In 2013 the PUC required Sharyland to adopt cost-based billing, in which each customer pays the actual cost of delivering their electricity. That might sound like common sense, but it has real ramifications. Because delivering energy to far-flung rural customers is expensive, Cap Rock had charged businesses more in order to keep residential rates lower. The PUC’s new instructions upended that arrangement.

Sharyland warned that without commercial customers subsidizing rates, its residential customers were likely to experience “rate shock.” Even so, the PUC approved the new rates—but agreed to implement them in three phases for the Midland and Hunt County areas. The first increase came in 2014, the second in 2015, and the third is pending before the PUC.

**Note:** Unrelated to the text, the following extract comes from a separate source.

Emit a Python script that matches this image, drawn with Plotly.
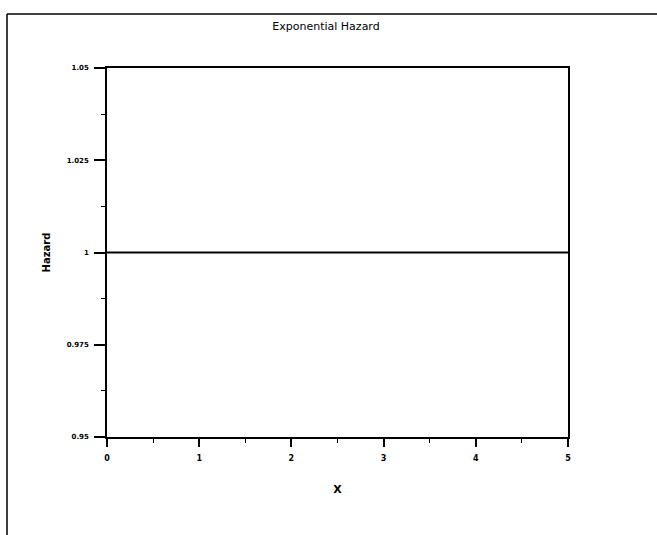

As a result, Sharyland’s rates in those areas skyrocketed. In a recent report, the PUC noted that Sharyland’s delivery costs are more than three times as high as those of other transmission companies. “We were screwed over by Cap Rock, and then, when we thought it was going to be better, we wound up even worse off,” says Jan Jones, a Sharyland customer in the Midland area who runs a Facebook page, Sharyland Customers for Fair Rates, that has more than 1,500 members. Sharyland has proposed a credit that would prevent costs from going higher, but that’s small comfort to customers who are already paying too much.

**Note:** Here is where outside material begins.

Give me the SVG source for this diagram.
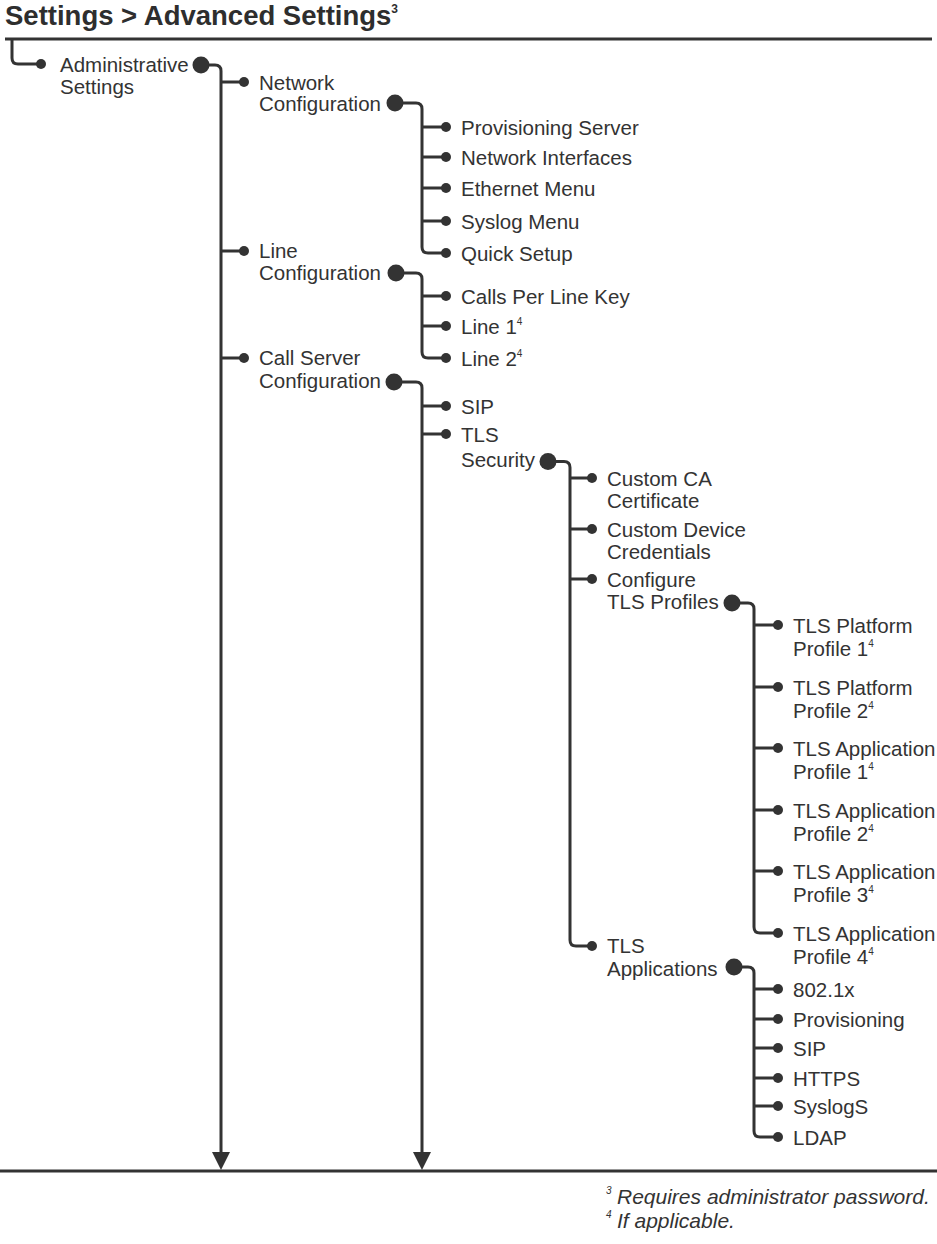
<svg xmlns="http://www.w3.org/2000/svg" width="937" height="1244" viewBox="0 0 937 1244">
<style>
.lbl{font-family:"Liberation Sans",Arial,Helvetica,sans-serif;font-size:20.5px;fill:#333}
.sup{font-size:10px}
.title{font-family:"Liberation Sans",Arial,Helvetica,sans-serif;font-size:27.5px;font-weight:bold;fill:#2e2e2e}
.foot{font-family:"Liberation Sans",Arial,Helvetica,sans-serif;font-size:21px;font-style:italic;fill:#333}
.dot{fill:#333}
.conn{fill:none;stroke:#333;stroke-width:3}
.rule{stroke:#333;stroke-width:3}
.arrow{fill:#333}
</style>
<rect width="937" height="1244" fill="#fff"/>
<text class="title" x="5" y="25">Settings &gt; Advanced Settings<tspan font-size="12" dy="-12">3</tspan></text>
<line class="rule" x1="5" y1="39" x2="932" y2="39"/>
<line class="rule" x1="0" y1="1171" x2="937" y2="1171"/>
<g id="connectors">
<path class="conn" d="M12,39 V58 Q12,64 18,64 H41"/>
<path class="conn" d="M201,65 H215 Q221,65 221,71 V1154"/>
<path class="conn" d="M221,82 H244 M221,251 H244 M221,358 H244"/>
<polygon class="arrow" points="212,1152 230,1152 221,1170"/>
<path class="conn" d="M395,103 H416 Q422,103 422,109 V247 Q422,253 428,253 H446"/>
<path class="conn" d="M422,127 H446 M422,157 H446 M422,188 H446 M422,221 H446"/>
<path class="conn" d="M396,273 H416 Q422,273 422,279 V352 Q422,358 428,358 H446"/>
<path class="conn" d="M422,296 H446 M422,326 H446"/>
<path class="conn" d="M394,382 H416 Q422,382 422,388 V1154"/>
<path class="conn" d="M422,406 H446 M422,434 H446"/>
<polygon class="arrow" points="413,1152 431,1152 422,1170"/>
<path class="conn" d="M548,461.5 H564 Q570,461.5 570,467.5 V940 Q570,946 576,946 H592"/>
<path class="conn" d="M570,478 H592 M570,529 H592 M570,579 H592"/>
<path class="conn" d="M732,603 H748 Q754,603 754,609 V927 Q754,933 760,933 H778"/>
<path class="conn" d="M754,625 H778 M754,687 H778 M754,748 H778 M754,810 H778 M754,871 H778"/>
<path class="conn" d="M734,967 H748 Q754,967 754,973 V1131 Q754,1137 760,1137 H778"/>
<path class="conn" d="M754,989 H778 M754,1019 H778 M754,1048 H778 M754,1078 H778 M754,1106 H778"/>
</g>
<g id="administrative-settings">
<circle class="dot" cx="41" cy="64" r="5"/>
<text class="lbl" x="60" y="72">Administrative</text>
<text class="lbl" x="60" y="94">Settings</text>
<circle class="dot" cx="201" cy="65" r="8.5"/>
</g>
<g id="network-configuration">
<circle class="dot" cx="244" cy="82" r="5"/>
<text class="lbl" x="259" y="89.5">Network</text>
<text class="lbl" x="259" y="111">Configuration</text>
<circle class="dot" cx="395" cy="103" r="8.5"/>
</g>
<g id="provisioning-server"><circle class="dot" cx="446" cy="127" r="5"/><text class="lbl" x="461" y="134.5">Provisioning Server</text></g>
<g id="network-interfaces"><circle class="dot" cx="446" cy="157" r="5"/><text class="lbl" x="461" y="164.5">Network Interfaces</text></g>
<g id="ethernet-menu"><circle class="dot" cx="446" cy="188" r="5"/><text class="lbl" x="461" y="195.5">Ethernet Menu</text></g>
<g id="syslog-menu"><circle class="dot" cx="446" cy="221" r="5"/><text class="lbl" x="461" y="228.5">Syslog Menu</text></g>
<g id="quick-setup"><circle class="dot" cx="446" cy="253" r="5"/><text class="lbl" x="461" y="260.5">Quick Setup</text></g>
<g id="line-configuration">
<circle class="dot" cx="244" cy="251" r="5"/>
<text class="lbl" x="259" y="258">Line</text>
<text class="lbl" x="259" y="280">Configuration</text>
<circle class="dot" cx="396" cy="273" r="8.5"/>
</g>
<g id="calls-per-line-key"><circle class="dot" cx="446" cy="296" r="5"/><text class="lbl" x="461" y="303.5">Calls Per Line Key</text></g>
<g id="line-1"><circle class="dot" cx="446" cy="326" r="5"/><text class="lbl" x="461" y="333.5">Line 1<tspan class="sup" dy="-9">4</tspan></text></g>
<g id="line-2"><circle class="dot" cx="446" cy="358" r="5"/><text class="lbl" x="461" y="365.5">Line 2<tspan class="sup" dy="-9">4</tspan></text></g>
<g id="call-server-configuration">
<circle class="dot" cx="244" cy="358" r="5"/>
<text class="lbl" x="259" y="365">Call Server</text>
<text class="lbl" x="259" y="388">Configuration</text>
<circle class="dot" cx="394" cy="382" r="8.5"/>
</g>
<g id="sip"><circle class="dot" cx="446" cy="406" r="5"/><text class="lbl" x="461" y="413.5">SIP</text></g>
<g id="tls-security">
<circle class="dot" cx="446" cy="434" r="5"/>
<text class="lbl" x="461" y="441.5">TLS</text>
<text class="lbl" x="461" y="467">Security</text>
<circle class="dot" cx="548" cy="461.5" r="8.5"/>
</g>
<g id="custom-ca-certificate">
<circle class="dot" cx="592" cy="478" r="5"/>
<text class="lbl" x="607" y="485.5">Custom CA</text>
<text class="lbl" x="607" y="507.5">Certificate</text>
</g>
<g id="custom-device-credentials">
<circle class="dot" cx="592" cy="529" r="5"/>
<text class="lbl" x="607" y="536.5">Custom Device</text>
<text class="lbl" x="607" y="558.5">Credentials</text>
</g>
<g id="configure-tls-profiles">
<circle class="dot" cx="592" cy="579" r="5"/>
<text class="lbl" x="607" y="586.5">Configure</text>
<text class="lbl" x="607" y="609">TLS Profiles</text>
<circle class="dot" cx="732" cy="603" r="8.5"/>
</g>
<g id="tls-platform-profile-1"><circle class="dot" cx="778" cy="625" r="5"/><text class="lbl" x="793" y="633">TLS Platform</text><text class="lbl" x="793" y="655.5">Profile 1<tspan class="sup" dy="-9">4</tspan></text></g>
<g id="tls-platform-profile-2"><circle class="dot" cx="778" cy="687" r="5"/><text class="lbl" x="793" y="695">TLS Platform</text><text class="lbl" x="793" y="717.5">Profile 2<tspan class="sup" dy="-9">4</tspan></text></g>
<g id="tls-application-profile-1"><circle class="dot" cx="778" cy="748" r="5"/><text class="lbl" x="793" y="756">TLS Application</text><text class="lbl" x="793" y="778.5">Profile 1<tspan class="sup" dy="-9">4</tspan></text></g>
<g id="tls-application-profile-2"><circle class="dot" cx="778" cy="810" r="5"/><text class="lbl" x="793" y="818">TLS Application</text><text class="lbl" x="793" y="840.5">Profile 2<tspan class="sup" dy="-9">4</tspan></text></g>
<g id="tls-application-profile-3"><circle class="dot" cx="778" cy="871" r="5"/><text class="lbl" x="793" y="879">TLS Application</text><text class="lbl" x="793" y="901.5">Profile 3<tspan class="sup" dy="-9">4</tspan></text></g>
<g id="tls-application-profile-4"><circle class="dot" cx="778" cy="933" r="5"/><text class="lbl" x="793" y="941">TLS Application</text><text class="lbl" x="793" y="963.5">Profile 4<tspan class="sup" dy="-9">4</tspan></text></g>
<g id="tls-applications">
<circle class="dot" cx="592" cy="946" r="5"/>
<text class="lbl" x="607" y="953">TLS</text>
<text class="lbl" x="607" y="976">Applications</text>
<circle class="dot" cx="734" cy="967" r="8.5"/>
</g>
<g id="app-8021x"><circle class="dot" cx="778" cy="989" r="5"/><text class="lbl" x="793" y="996.5">802.1x</text></g>
<g id="app-provisioning"><circle class="dot" cx="778" cy="1019" r="5"/><text class="lbl" x="793" y="1026.5">Provisioning</text></g>
<g id="app-sip"><circle class="dot" cx="778" cy="1048" r="5"/><text class="lbl" x="793" y="1055.5">SIP</text></g>
<g id="app-https"><circle class="dot" cx="778" cy="1078" r="5"/><text class="lbl" x="793" y="1085.5">HTTPS</text></g>
<g id="app-syslogs"><circle class="dot" cx="778" cy="1106" r="5"/><text class="lbl" x="793" y="1113.5">SyslogS</text></g>
<g id="app-ldap"><circle class="dot" cx="778" cy="1137" r="5"/><text class="lbl" x="793" y="1144.5">LDAP</text></g>
<g id="footnotes">
<text class="foot" x="606" y="1204"><tspan font-size="10" dy="-10">3</tspan><tspan x="617" dy="10">Requires administrator password.</tspan></text>
<text class="foot" x="606" y="1228"><tspan font-size="10" dy="-10">4</tspan><tspan x="617" dy="10">If applicable.</tspan></text>
</g>
</svg>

Many Sharyland customers have shopped for new retail providers in hopes of lowering their bills, but found that that would change only their energy charge, not the charge for delivering the energy. Raney, for example, has received bills in which the electricity itself cost 36 percent less than Sharyland’s delivery fee. Normally, delivery is a fraction of the cost of the electricity.  “The way they’ve structured these rates has put a lot of families in a lot of hurt,” says Jules Winter, who lives up the road from Lee.

The PUC’s final round of proposed increases includes a plan to bring the rates in South Texas, which have been kept low all these years, in line with the rest of Sharyland’s system. “Consumers down in the McAllen-Mission area are going to get walloped,” says Midland’s attorney, Gay.

Oncor CEO Bob Shapard testifies before the Texas Public Utility Commission on January 11, 2016, about the Hunt family’s plan to buy Oncor.
Oncor CEO Bob Shapard testifies before the Texas Public Utility Commission on January 11, 2016, about the Hunt family’s plan to buy Oncor.Photograph by Todd Wiseman/the Texas Tribune

All of this likely would have stayed small-town news had the Hunts not set their eyes on a much bigger prize than Cap Rock. In 2007 a group of investors bought Energy Future Holdings, a remnant of the North Texas utility TXU, in a $45 billion leveraged buyout. Seven years later, heavy debt and weak prices for natural gas forced the company to file for bankruptcy. As part of its plan to repay creditors, the company proposed selling its transmission business, Oncor, which serves 10 million customers in North and West Texas, including the residents of Dallas and Fort Worth.

Last year, the Hunts made an offer to buy Oncor for $18 billion, and they wanted to impose on Oncor the same REIT structure they use with Sharyland. Only then did the PUC’s staff—and Oncor itself—begin questioning the deal. Sharyland customers like Winter and Raney traveled to Austin for a PUC hearing to testify against the Hunts’ plan. “We put a little thorn in their saddle,” Raney says. “I think if we hadn’t drawn attention to it, that Oncor deal would have just been rubber-stamped on through.”

And it certainly wasn’t. “The proposed transaction is not in the public interest, and I recommend that the Commission reject the Applicants’ application,” the director of the PUC’s rate regulation division, Darryl Tietjen, wrote in December. Three months later, the PUC approved the Oncor sale, with one significant condition: that the $250 million a year in tax benefits that would come from putting Oncor under the InfraREIT umbrella be used to lower electricity rates. The Hunts pulled out of the negotiations—and in late June sued the PUC.

And just as Sharyland’s unhappy customers cast a public light on the proposed Oncor sale, that deal’s collapse seems to have finally brought attention to their plight. Lawmakers from Sharyland’s service area have peppered the PUC with letters, and the PUC has opened a docket to study customer complaints. Cities like Midland, which had stayed silent during the first two phases of the rate increases, have now intervened. And the Office of Public Utility Counsel, a state agency that is tasked with representing ratepayers, is laser-focused on the issue as well. It noted in a filing last year that a handful of rural Texas cooperatives with small customer bases and wide service areas charge half of what Sharyland charges. “[Sharyland’s] delivery charges are an outlier among both investor-owned utilities and smaller rural electric utilities,” the filing said.

Yet for all the scrutiny, no one has determined if the high rates are caused by the REIT structure, the low customer density of Sharyland’s service area, some other factor, or a combination of all of those. “Somebody has to figure out what the problem is, and nobody’s been able to,” Winter says.

In the meantime, a decision on the final phase of Sharyland’s rate increases probably won’t come before December, by which time the temperatures in Hunt County could be dropping below freezing again. But that won’t be Nola Lee’s problem; in July, looking to get out from under Sharyland’s exorbitant bills, she was planning to move into a new home, served by a different energy carrier. Like a lot of Texans, she’s frustrated with the complexity of an electric system that no one seems to understand. But one thing is clear to her. “Nobody was paying attention,” she says. “And that’s how we got taken advantage of.”